Some are taking it a step further, pledging donations and changes in their own practices to address workforce inequity.
Adidas, which also owns Reebok, is pledging to increase the number of black and Latino employees it hires by the end of next year, saying at a minimum 30% of all new positions.
The NFL also made recent specific pledges to hire more people of color in front office and coaching positions. It also made an immediate rule change that future head coaching positions need to include at least two interviews with external, minority candidates.

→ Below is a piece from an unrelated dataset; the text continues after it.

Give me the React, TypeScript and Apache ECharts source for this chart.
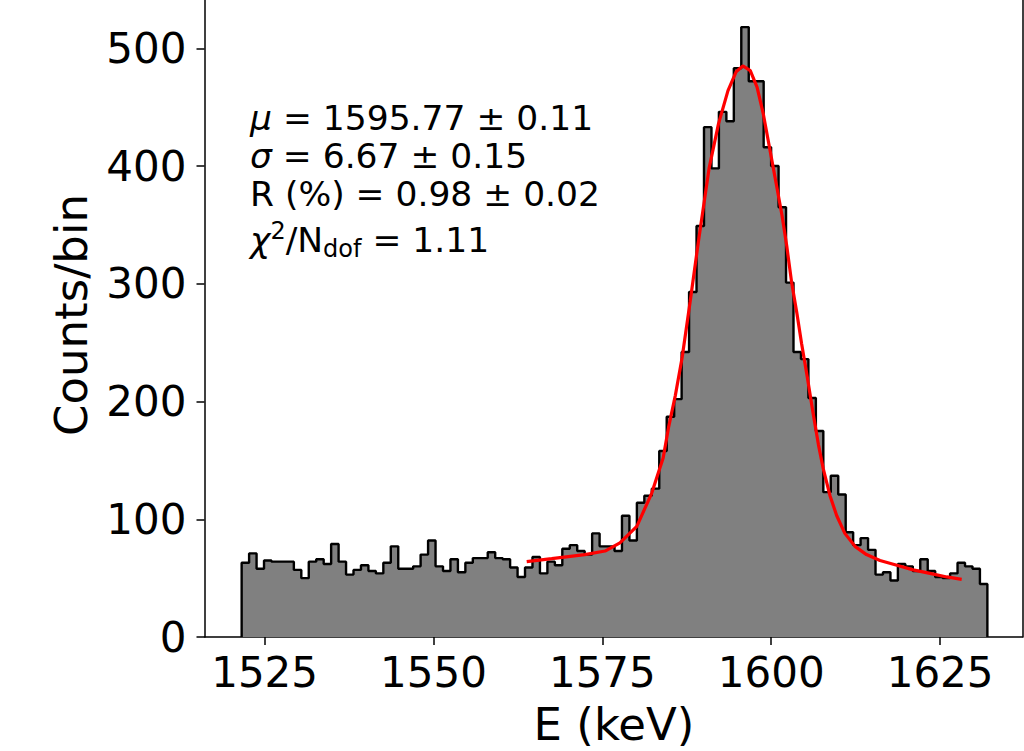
import React, { useEffect, useRef } from "react";
import * as echarts from "echarts";

// Histogram: 100 equal bins starting at binStart (keV)
const binStart = 1521.6;
const binWidth = 1.104;
const counts = [
  63, 71, 58, 65, 64, 64, 64, 57, 50, 64,
  66, 62, 79, 64, 53, 57, 61, 56, 54, 63,
  77, 58, 58, 60, 70, 82, 60, 56, 66, 55,
  63, 67, 67, 72, 67, 66, 59, 51, 59, 68,
  54, 64, 61, 75, 78, 73, 70, 88, 77, 77,
  73, 103, 82, 114, 120, 126, 158, 187, 202, 242,
  293, 349, 433, 398, 446, 438, 483, 518, 472, 472,
  416, 400, 365, 301, 242, 236, 203, 175, 123, 137,
  121, 89, 78, 84, 74, 53, 55, 48, 62, 60,
  56, 66, 56, 51, 50, 54, 63, 60, 58, 45,
];

// Fit curve (E keV, counts)
const fitE = [
  1563.8, 1567.5, 1572.4, 1575.4, 1577.6, 1580.1, 1582.3, 1584.0, 1584.8, 1585.8,
  1586.8, 1588.0, 1589.2, 1590.8, 1592.2, 1593.6, 1594.8, 1595.8, 1596.9, 1597.9,
  1598.8, 1599.8, 1600.8, 1601.6, 1602.3, 1603.0, 1603.8, 1604.5, 1605.3, 1606.2,
  1607.0, 1607.7, 1608.7, 1609.7, 1610.9, 1612.4, 1614.1, 1616.1, 1618.6, 1621.0,
  1623.5, 1626.0, 1628.2,
];
const fitY = [
  64, 66.5, 70, 73, 80, 94, 122, 152, 178, 205,
  237, 285, 335, 398, 436, 464, 480, 485, 481, 467,
  445, 414, 383, 358, 332, 302, 275, 249, 222, 190,
  163, 143, 120, 103, 88, 77, 70, 65, 61, 57,
  54, 51, 49,
];

const xTicks = [1525, 1550, 1575, 1600, 1625];
const yTicks = [0, 100, 200, 300, 400, 500];

const fitLines = [
  "{i|μ}{n| = 1595.77 ± 0.11}",
  "{i|σ}{n| = 6.67 ± 0.15}",
  "{n|R (%) = 0.98 ± 0.02}",
  "{i|χ}{sup|2}{n|/N}{sub|dof}{n| = 1.11}",
];

const FONT = "DejaVu Sans";

export default function App() {
  const ref = useRef<HTMLDivElement>(null);
  useEffect(() => {
    if (!ref.current) return;
    const chart = echarts.init(ref.current, undefined, { renderer: "svg" });

    const stepData: number[][] = [[binStart, 0]];
    counts.forEach((c, i) => stepData.push([binStart + i * binWidth, c]));
    stepData.push([binStart + counts.length * binWidth, 0]);
    const fitData = fitE.map((e, i) => [e, fitY[i]]);

    const rich = {
      i: { fontFamily: FONT, fontSize: 34.5, fontStyle: "italic", lineHeight: 42, fill: "#000" },
      n: { fontFamily: FONT, fontSize: 34.5, lineHeight: 42, fill: "#000" },
      sup: { fontFamily: FONT, fontSize: 24, lineHeight: 27, verticalAlign: "top", fill: "#000" },
      sub: { fontFamily: FONT, fontSize: 24, lineHeight: 27, verticalAlign: "bottom", fill: "#000" },
    };
    const lineY = [117.5, 156, 193.5, 240];

    const axisLineStyle = { color: "#000", width: 1.5 };
    const plain = (v: number) => String(v);

    chart.setOption({
      animation: false,
      backgroundColor: "#ffffff",
      grid: { left: 204.5, right: 1.5, top: 0, bottom: 114, containLabel: false },
      xAxis: {
        type: "value",
        min: 1516.1,
        max: 1637.2,
        axisLine: { show: true, onZero: false, lineStyle: axisLineStyle },
        axisTick: { show: true, inside: false, length: 8, lineStyle: axisLineStyle, customValues: xTicks },
        axisLabel: {
          customValues: xTicks,
          formatter: plain,
          fontSize: 42,
          fontFamily: FONT,
          color: "#000",
          margin: 14,
        },
        splitLine: { show: false },
      },
      yAxis: [
        {
          type: "value",
          min: 0,
          max: 541,
          axisLine: { show: true, onZero: false, lineStyle: axisLineStyle },
          axisTick: { show: true, inside: false, length: 8, lineStyle: axisLineStyle, customValues: yTicks },
          axisLabel: {
            customValues: yTicks,
            formatter: plain,
            fontSize: 42,
            fontFamily: FONT,
            color: "#000",
            margin: 18,
          },
          splitLine: { show: false },
        },
        {
          type: "value",
          position: "right",
          min: 0,
          max: 541,
          axisLine: { show: true, onZero: false, lineStyle: axisLineStyle },
          axisTick: { show: false },
          axisLabel: { show: false },
          splitLine: { show: false },
        },
      ],
      series: [
        {
          type: "line",
          data: stepData,
          step: "end",
          symbol: "none",
          lineStyle: { color: "#000", width: 2.4 },
          areaStyle: { color: "#808080", opacity: 1 },
          z: 2,
        },
        {
          type: "line",
          data: fitData,
          symbol: "none",
          smooth: false,
          lineStyle: { color: "#ff0000", width: 3.2 },
          z: 3,
        },
      ],
      graphic: [
        ...fitLines.map((t, k) => ({
          type: "text",
          x: 250,
          y: lineY[k],
          z: 10,
          style: {
            text: t,
            rich,
            fontFamily: FONT,
            fontSize: 34.5,
            fill: "#000",
            align: "left",
            verticalAlign: "middle",
          },
        })),
        {
          type: "text",
          x: 71,
          y: 315,
          rotation: Math.PI / 2,
          style: {
            text: "Counts/bin",
            fontFamily: FONT,
            fontSize: 45,
            fill: "#000",
            align: "center",
            verticalAlign: "middle",
          },
        },
        {
          type: "text",
          x: 614,
          y: 724,
          style: {
            text: "E (keV)",
            fontFamily: FONT,
            fontSize: 45,
            fill: "#000",
            align: "center",
            verticalAlign: "middle",
          },
        },
      ],
    });
    return () => chart.dispose();
  }, []);

  return (
    <div
      ref={ref}
      style={{ position: "absolute", left: 0, top: 0, width: 1024, height: 751 }}
    />
  );
}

“There's good evidence (that) both increasing the quality of a climate in the workplace and increasing the diversity of the workforce tends to be associated with better outcomes, especially in companies that are trying to be innovative in their production process, marketing and the like,” said Donald Tomaskovic-Devey, UMASS equity and inclusion expert.
There are proven methods for increasing diversity, equity, and inclusion in the workplace. They include setting clear measurable goals, being transparent, and companies holding themselves accountable.
Experts say it’s not only good for employees and business, but this shift in speaking up and change by industry leaders can spark even more influence.
“You could imagine firms saying I’m not going to support the reelection campaigns of candidates who are making racist statements or stoking racial divisions,” said Tomaskovic-Devey. “Again, that’s putting your money where your mouth is.”
Experts say another practical way to invoke change in the workplace is to treat complaints of bias, unfairness or discrimination as managerial problems to be solved, not legal issues.